Advisers vs. brokers
Mercer Bullard, a co-author of the ZAG study and a securities law professor at the University of Mississippi School of Law, says the study has significance beyond highlighting the underperformance of investors in broker-sold funds.
"There are many regulatory implications that arise from this study, the most prominent of which is the need at a minimum to require brokers to act in the best interests of their clients," he says. "Unfortunately, the SEC continues to oppose holding brokers who provide investment advice to a fiduciary standard."
Bullard has been calling for this change for years as president and founder of Fund Democracy, an advocate for mutual fund shareholders.
Many people don't understand what all the fuss is about, but here's a basic explanation: Brokers must meet a suitability standard, meaning they must choose investments suitable for a client.
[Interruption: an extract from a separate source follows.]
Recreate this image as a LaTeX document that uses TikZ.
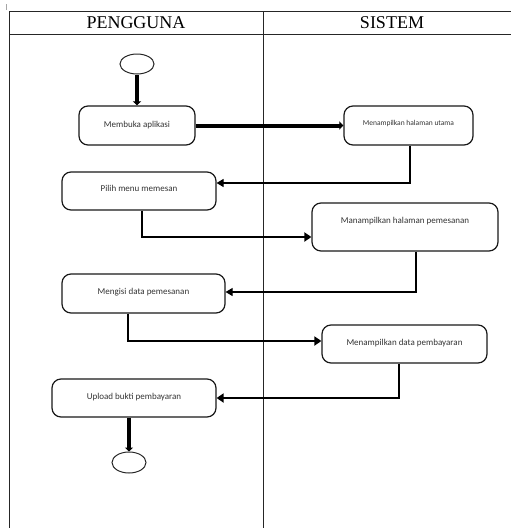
\documentclass[tikz,border=0pt]{standalone}
\usepackage{fontspec}
\setmainfont{Liberation Serif}
\newfontfamily\boxfont{Carlito}
\usetikzlibrary{shapes.geometric,arrows.meta}

\tikzset{
  lane/.style={line width=1pt, draw=black!85},
  header/.style={font=\fontsize{18}{20}\selectfont, inner sep=0pt},
  act/.style={draw=black!90, line width=1.2pt, rounded corners=9pt,
    inner sep=0pt, font=\boxfont\fontsize{9}{10}\selectfont, text=black!80},
  terminal/.style={draw=black!85, line width=1pt, ellipse, inner sep=0pt},
  heavy/.style={line width=4pt, -{Triangle[length=4pt,width=8pt]}},
  medium/.style={line width=2pt, -{Triangle[length=7pt,width=9pt]}},
  light/.style={line width=1.2pt, -{Triangle[length=7pt,width=8pt]}}
}

\begin{document}
\begin{tikzpicture}[x=1pt,y=-1pt]
\useasboundingbox (0,0) rectangle (511,528);

% swimlane frame
\draw[lane] (9,528) -- (9,11) -- (511,11);
\draw[lane] (9,34) -- (511,34);
\draw[lane] (263,11) -- (263,528);
\draw[black!35, line width=1pt] (6,4) -- (6,10);

\node[header] (hU) at (136,22.5) {PENGGUNA};
\node[header] (hS) at (392,22.5) {SISTEM};

% activities
\node[terminal, minimum width=34pt, minimum height=20pt] (start) at (137,64) {};
\node[act, minimum width=116pt, minimum height=39pt] (a1) at (137,125.5) {Membuka aplikasi};
\node[act, minimum width=129pt, minimum height=39pt,
      font=\boxfont\fontsize{7.5}{8}\selectfont, text depth=5pt] (s1) at (408.5,125.5) {Menampilkan halaman utama};
\node[act, minimum width=154pt, minimum height=38pt, text depth=5pt] (a2) at (139,191) {Pilih menu memesan};
\node[act, minimum width=186pt, minimum height=48pt, text depth=14pt] (s2) at (405,227) {Manampilkan halaman pemesanan};
\node[act, minimum width=163pt, minimum height=39pt, text depth=5pt] (a3) at (143.5,293.5) {Mengisi data pemesanan};
\node[act, minimum width=165pt, minimum height=38pt, text depth=4pt] (s3) at (404.5,344) {Menampilkan data pembayaran};
\node[act, minimum width=164pt, minimum height=38pt, text depth=4pt] (a4) at (134,398) {Upload bukti pembayaran};
\node[terminal, minimum width=34pt, minimum height=21pt] (end) at (129,462.5) {};

% flows
\draw[heavy] (start) -- (a1);
\draw[heavy] (a1.east) -- (s1.west);
\draw[light] ([xshift=1.5pt]s1.south) |- ([yshift=8pt]a2.east);
\draw[medium] ([xshift=3pt]a2.south) |- ([yshift=-10pt]s2.west);
\draw[light] ([xshift=11pt]s2.south) |- ([yshift=1.5pt]a3.east);
\draw[medium] ([xshift=-15.5pt]a3.south) |- ([yshift=3pt]s3.west);
\draw[medium, line width=2.4pt] ([xshift=-5.5pt]s3.south) |- (a4.east);
\draw[heavy] (a4.south -| end.north) -- (end.north);
\end{tikzpicture}
\end{document}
Investment advisers must meet the higher fiduciary standard of having to act in the client's best interests. The suitability standard is looser than the fiduciary standard.
Get it? Many people do not, according to the study that the SEC commissioned to see how the public perceives the business practices of brokers and advisers.
"Even though we made attempts to explain fiduciary duty and suitability in plain language, focus-group participants struggled to understand the differences in standards of care," the report states.
"Furthermore, focus-group participants expressed doubt that the standards differ in practice."
What's the difference?
The "Investor
and Industry Perspectives on Investment Advisers
and Broker-dealers" report, conducted
by Rand Corp. for the SEC, concludes that even
though investors don't understand key distinctions
between advisers and brokers, such as their duties
and the services they offer, they were very satisfied
with the services they received -- mainly because
of the personal attention they got.
"We do not have evidence on how levels of satisfaction vary with the actual financial returns arising from this relationship," the report states. "In fact, focus-group participants with investments acknowledged uncertainty about the fees they pay for their investments, and survey responses also indicate confusion about fees."
These investors are probably also confused about the returns they're getting with the help of their financial hired guns. But the ZAG study certainly provides plenty of ammunition for investors to fire their brokers. If investors adopt a buy-and-hold strategy and pay closer attention to their own investment returns, they would likely experience much higher levels of satisfaction all around.